Gas Law Calculator
Ideal gas law, combined gas law, Graham's law of effusion, and the van der Waals real-gas correction. Pick a mode and leave the unknown blank to solve for it.
How to use this tool
Solve the common gas-law relationships between pressure, volume, temperature and amount. Pick the law you need and leave the one unknown blank, the tool fills it in.
What to enter
- Mode: Ideal gas (PV = nRT), Combined (one state → another), Graham's (effusion rates from molar mass), or van der Waals (real-gas pressure correction).

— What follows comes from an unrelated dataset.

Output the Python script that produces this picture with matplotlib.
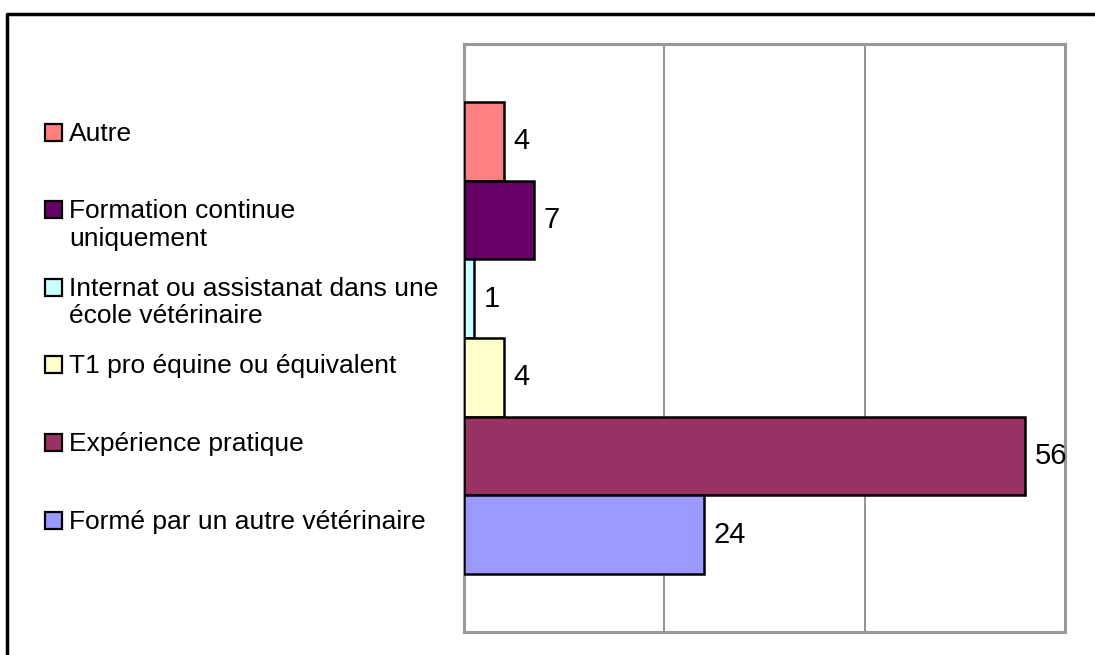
import matplotlib.pyplot as plt
from matplotlib.patches import Rectangle
from matplotlib.lines import Line2D

plt.rcParams['font.family'] = ['Liberation Sans', 'DejaVu Sans']

# legend order (top to bottom)
categories = ['Autre',
              'Formation continue\nuniquement',
              'Internat ou assistanat dans une\nécole vétérinaire',
              'T1 pro équine ou équivalent',
              'Expérience pratique',
              'Formé par un autre vétérinaire']
values = [4, 7, 1, 4, 56, 24]
colors = ['#FF8080', '#660066', '#CCFFFF', '#FFFFCC', '#993366', '#9999FF']

W, H = 1095, 655
fs = 19
fs_val = 21

fig = plt.figure(figsize=(W/100, H/100), dpi=100)
ax = fig.add_axes([464/W, 1-632/H, 601/W, 588/H])

n = len(values)
ypos = [n-1-i for i in range(n)]
ax.barh(ypos, values, height=1.0, color=colors, edgecolor='black', linewidth=1.8, zorder=3)
for y, v in zip(ypos, values):
    ax.text(v + 0.95, y, str(v), fontsize=fs_val, va='center', ha='left', zorder=4)

ax.set_xlim(0, 60)
ax.set_ylim(-0.5-0.737, n-0.5+0.737)
ax.set_xticks([0, 20, 40, 60])
ax.set_yticks([])
ax.xaxis.grid(True, color='#808080', linewidth=1.2, zorder=0)
ax.tick_params(axis='x', length=0, labelbottom=False)
for s in ax.spines.values():
    s.set_color('#999999')
    s.set_linewidth(2.2)

# legend drawn by hand so that entries stay evenly spaced
for i, (lab, c) in enumerate(zip(categories, colors)):
    cy = 132 + 77.6*i
    sz = 17
    fig.patches.append(Rectangle((45/W, 1-(cy+sz/2)/H), sz/W, sz/H, transform=fig.transFigure,
                                 facecolor=c, edgecolor='black', linewidth=1.6))
    for k, line in enumerate(lab.split('\n')):
        fig.text(69/W, 1-(cy+8.7+27.5*k)/H, line, fontsize=fs, va='baseline', ha='left')

# outer frame of the chart
fig.lines.append(Line2D([7/W, 7/W, 1.01], [-0.01, 1-14/H, 1-14/H], transform=fig.transFigure,
                        color='black', linewidth=2.5))

fig.savefig('out.png', dpi=100)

- The values: fill in all but one. Use absolute units: pressure in atm, volume in litres, temperature in kelvin (K = °C + 273.15), amount in moles.
Reading the result
The blank quantity is solved and shown. In van der Waals mode you also see the ideal-gas pressure alongside the corrected one, so you can judge how far the gas departs from ideal behaviour (largest at high pressure and low temperature).
Worked example
Ideal mode: enter n = 1 mol, T = 273.15 K, P = 1 atm and leave V blank, it solves V ≈ 22.41 L, the molar volume of a gas at STP.
Inputs
Result
The quantity you left blank is solved and shown. In van der Waals mode the ideal pressure sits alongside the corrected one, the deviation grows at high pressure and low temperature, where real gases stray furthest from ideal.
Methodology
Ideal gas: PV = nRT with R = 0.0820573 L·atm·mol⁻¹·K⁻¹. Enter any three of P, V, n, T and the fourth is solved.
Combined: P₁V₁/T₁ = P₂V₂/T₂. Enter five of the six values; leave the unknown blank.
Graham: rate₁/rate₂ = √(M₂/M₁) for effusion of two gases by molar mass.
van der Waals: (P + a·n²/V²)(V − n·b) = nRT, solved for P, with the ideal-gas pressure shown for comparison. Constants a, b from the CRC Handbook.
Known limits
- Temperatures are absolute (K); pressures in atm, volumes in litres. Convert before entering.
- The ideal law is least accurate at high pressure and low temperature, where the van der Waals mode is more realistic.